If we combine both BLS surveys two days apart is: 605,000 job openings cancelled, and 528,000 new jobs gained.

Of the 528,000 new jobs gained, 303,000 were part time jobs with the largest growth in the jobs in restaurants and bars.

Again, blending data from both reports and focusing on retail.  The retail sector cancelled 343,000 job openings in July, and the retail sector added 21,600 jobs in July.  Within the retail sector (table B-1), jobs at automotive dealers, furniture stores and clothing/apparel stores dropped by a combined 7,200 jobs.

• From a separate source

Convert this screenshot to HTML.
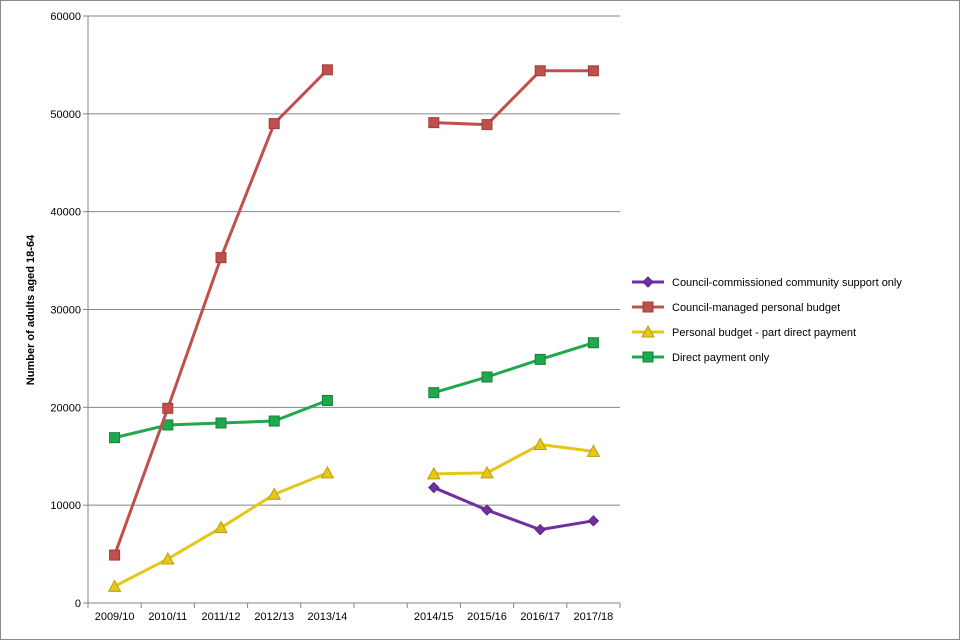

BIG PICTURE:  ♦Energy prices are squeezing consumers and paychecks. ♦Energy driven inflation is high.  ♦Rising housing costs, food costs, gasoline costs and energy costs have hit the consumer hard.  ♦Credit card balances have jumped (highest increase since ’02).  ♦Consumer sales on non-essential items have dropped.  ♦Factory activity around the world (Asia and Eurozone) is slowing or has stopped.  ♦Durable goods inventories have climbed everywhere.  ♦Shippers of durable goods are not shipping. ♦Employment in auto sales, furniture and clothing have all declined.  All of these datapoints align.

Everything in that “big picture” is fact based on current data, and it all makes sense.  However, there is still a disconnect in the big picture.

How does an economy add over 4 million jobs this year, while simultaneously shrinking?

The value of those jobs has to diminish in proportion to the economic contraction.  The disconnect only reconciles if the wages which lead to eventual spending.  With wage growth at 5.2% and the cost of everything up 9.1% (inflation), the difference between the two is how the economy shrinks even with more jobs added.

Think of all the activity (buying stuff, eating out, ordering food etc) as units. All of the unit activity costs more money, but the earnings of the workers is only keeping pace with half of the increase in price.  Therefore, less units are being engaged made, sold and purchased.

The GDP, which measures the value of everything created in the economy (minus imports) dropped 1.6% in the first quarter and 0.9% in the second.  The unit economy is contracting.

As I have said before, “an intentionally managed decline of western economic activity should have a direct impact on the private corporations within those economies.  If the politicians are collectively going to stop energy development, raise energy prices (inflation), then use monetary policy to shrink the economy down to the level of energy available, we would normally think corporations were going to make less money.

However, in our current scenario, as long as price increases (energy inflation) can be passed along and wage gains can remain low, the profitability remains strong.  Here’s the worst part of this dynamic.  The people investing in the profit get richer, the workers creating the profit get poorer.

Our Joe Biden economy, and the economy of the western nations that are following this same climate change agenda, is getting smaller.  Within the smaller economy, the rich are getting richer and the workers within the Joe Biden economy are getting poorer.